Are Wisconsin and Ohio still presidential swing states? Republicans swept to power in the Badger State and the Buckeye State in 2010. During the past year, Governor Walker and Governor Kasich have refused to settle for taxation & spending trends that drove away hundreds of thousands of jobs between 2000 and 2011.
If Midwestern voters see the benefits of free-market reforms at the state level, it’ll be bleak news for Barack Obama’s 2012 class warfare roadshow.
Early results for Walker and Kasich have been mixed, as they’ve both been demonized relentlessly by Big Labor. Wisconsin Democrats fled to protect their union financiers, but Walker and the Wisconsin GOP prevailed. How’s that working for taxpayers?
According to a report by the MacIver Institute, as of September 1, “at least 25 school districts in the Badger State had reported switching health care providers/plans or opening insurance bidding to outside companies.” The institute calculates that these steps will save the districts $211.45 per student. If the state’s other 250 districts currently served by WEA Trust follow suit, the savings statewide could reach hundreds of millions of dollars.
If Big Labor’s failure in Wisconsin Senate recall races is any sign, voters can do the math.
The Walker budget has caused what any sensible observer would expect: freed of suffocating union control, Wisconsin schools are saving moneyand avoiding layoffs.
In Ohio, Democrats dug in their heels, demanding higher taxes to fix the state’s estimated $8 billion budget deficit – which, to their dismay, Kasich balanced while phasing out Ohio’s death tax and raising no taxes. Several months and more than $30 million later, leftists killed a union reform bill whose effects voters never got a chance to see.
One result of Big Labor’s Ohio victory? Widespread public employee layoffs – hooray for blind obedience to union bosses!
With Democrats kicking and screaming (hardly a bill has passed in Ohio that Democrats haven’t brought a referendum or lawsuit against), Kasich and Walker seem intent on staying their respective courses set last year. Fortunately, union reform isn’t the only item on the agenda.
Aggressively courting job creators, both governors have trimmed senseless bureaucracy and focused on incentives for employers. Ohio andWisconsin have started on the long road to recovery; from 2000-2010, Ohio ranked 50th and Wisconsin ranked 40th in private-sector job growth.
Governor Walker and Governor Kasich each spoke of the need to control public spending, streamline job training programs, and reform K-12 education in their 2012 State of the State addresses. Wherever they go – including official state speeches – both governors are smeared as corporate lackeys by useful idiots reading from Big Labor’s script.

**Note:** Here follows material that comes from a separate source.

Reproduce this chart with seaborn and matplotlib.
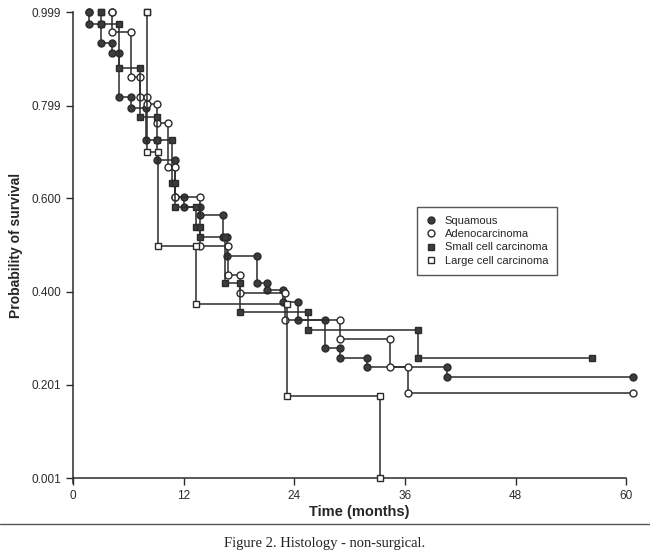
#!/usr/bin/python env
"""plot.py

Kaplan-Meier style survival curves by histology (non-surgical).

"""

import matplotlib
matplotlib.use("Agg")
import matplotlib.pyplot as plt
from matplotlib.lines import Line2D
import pandas as pd
import seaborn as sns

TOP = 0.999

# Squamous
squamous_start = 1.8
squamous_times = [1.8, 3.1, 4.2, 5.0, 6.3, 7.9, 9.1, 11.1, 12.1, 13.8,
                  16.3, 16.7, 20.0, 21.1, 22.8, 24.4, 27.3, 29.0, 31.9, 40.6]
squamous_surv = [0.973, 0.933, 0.911, 0.817, 0.793, 0.725, 0.682, 0.603,
                 0.581, 0.564, 0.517, 0.477, 0.419, 0.404, 0.378, 0.340,
                 0.280, 0.258, 0.239, 0.217]
squamous_end = 60.7

# Adenocarcinoma
adeno_start = 4.2
adeno_times = [4.2, 6.3, 7.3, 8.0, 9.1, 10.3, 11.1, 13.8, 16.8, 18.1,
               23.0, 29.0, 34.4, 36.3]
adeno_surv = [0.956, 0.860, 0.817, 0.802, 0.761, 0.667, 0.603, 0.498,
              0.436, 0.397, 0.340, 0.299, 0.239, 0.183]
adeno_end = 60.7

# Small cell carcinoma
small_start = 3.1
small_times = [3.1, 5.0, 7.3, 9.1, 10.7, 11.1, 13.4, 13.8, 16.5, 18.1,
               25.5, 37.4]
small_surv = [0.973, 0.879, 0.774, 0.725, 0.633, 0.581, 0.539, 0.517,
              0.419, 0.357, 0.318, 0.258]
small_end = 56.3

# Large cell carcinoma
large_start = 8.0
large_times = [8.0, 9.2, 13.4, 23.2, 33.3]
large_surv = [0.699, 0.498, 0.375, 0.177, 0.001]
large_end = 33.3

labels = ["Squamous", "Adenocarcinoma", "Small cell carcinoma",
          "Large cell carcinoma"]
y_ticks = [0.001, 0.201, 0.400, 0.600, 0.799, 0.999]
y_tick_labels = ["0.001", "0.201", "0.400", "0.600", "0.799", "0.999"]
x_ticks = [0, 12, 24, 36, 48, 60]

INK = "#2b2b2b"
FILL = "#3c3c3c"


def corners(start, times, surv, end):
    """Turn event times into the corner points of a step curve."""
    xs, ys = [start], [TOP]
    prev = TOP
    for t, s in zip(times, surv):
        xs += [t, t]
        ys += [prev, s]
        prev = s
    if end > xs[-1]:
        xs.append(end)
        ys.append(prev)
    return pd.DataFrame({"time": xs, "survival": ys})


curves = [
    (corners(squamous_start, squamous_times, squamous_surv, squamous_end),
     "o", FILL),
    (corners(adeno_start, adeno_times, adeno_surv, adeno_end), "o", "white"),
    (corners(small_start, small_times, small_surv, small_end), "s", FILL),
    (corners(large_start, large_times, large_surv, large_end), "s", "white"),
]

sns.set_style("ticks")
plt.rcParams["font.family"] = ["Liberation Sans", "DejaVu Sans"]

fig = plt.figure(figsize=(6.5, 5.54), dpi=100)
ax = fig.add_axes([0.112, 0.137, 0.880, 0.841])

for df, marker, face in curves:
    sns.lineplot(data=df, x="time", y="survival", sort=False, estimator=None,
                 ax=ax, color=INK, linewidth=1.1, marker=marker,
                 markersize=5.0, markerfacecolor=face, markeredgecolor=INK,
                 markeredgewidth=1.0, clip_on=False, zorder=3)

ax.set_xlim(0, 62)
ax.set_ylim(0.001, 0.999)
ax.set_xticks(x_ticks)
ax.set_xticklabels([str(v) for v in x_ticks], fontsize=8.5, color="#222")
ax.set_yticks(y_ticks)
ax.set_yticklabels(y_tick_labels, fontsize=8.5, color="#222")
ax.tick_params(direction="out", length=5, width=1, colors=INK)
ax.spines["top"].set_visible(False)
ax.spines["right"].set_visible(False)
ax.spines["bottom"].set_bounds(0, 60)
ax.spines["left"].set_bounds(-0.01, 0.999)
for side in ("left", "bottom"):
    ax.spines[side].set_color(INK)
    ax.spines[side].set_linewidth(1.1)

ax.set_xlabel("Time (months)", fontsize=10.5, fontweight="bold", labelpad=2)
ax.set_ylabel("Probability of survival", fontsize=10, fontweight="bold",
              labelpad=6)

handles = [
    Line2D([], [], linestyle="none", marker="o", markersize=5,
           markerfacecolor=FILL, markeredgecolor=INK),
    Line2D([], [], linestyle="none", marker="o", markersize=5,
           markerfacecolor="white", markeredgecolor=INK),
    Line2D([], [], linestyle="none", marker="s", markersize=5,
           markerfacecolor=FILL, markeredgecolor=INK),
    Line2D([], [], linestyle="none", marker="s", markersize=5,
           markerfacecolor="white", markeredgecolor=INK),
]
leg = ax.legend(handles, labels, loc="upper left",
                bbox_to_anchor=(0.592, 0.594), fontsize=8, frameon=True,
                fancybox=False, edgecolor=INK, handlelength=1.0,
                handletextpad=0.7, borderpad=0.8, labelspacing=0.3)
leg.get_frame().set_linewidth(1.0)

# rule and caption under the chart
fig.add_artist(Line2D([0.0, 1.0], [0.054, 0.054],
                      transform=fig.transFigure, color="#555",
                      linewidth=1.0))
fig.text(0.5, 0.008, "Figure 2. Histology - non-surgical.", ha="center",
         va="bottom", fontsize=10.5, family="Liberation Serif", color="#222")

fig.savefig("out.png", dpi=100)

It’s no coincidence Scott Walker and John Kasich are attacked by the collectivist agitators who compose President Obama’s base. Competition vs. collectivism is the battle of the hour. Thanks to governors in Wisconsin, Ohio, Indiana, and Michigan who understand the centrality of competition to the American idea, millions of voters in America’s heartland will have tangible evidence to weigh against the federal dependency peddled by Barack Obama!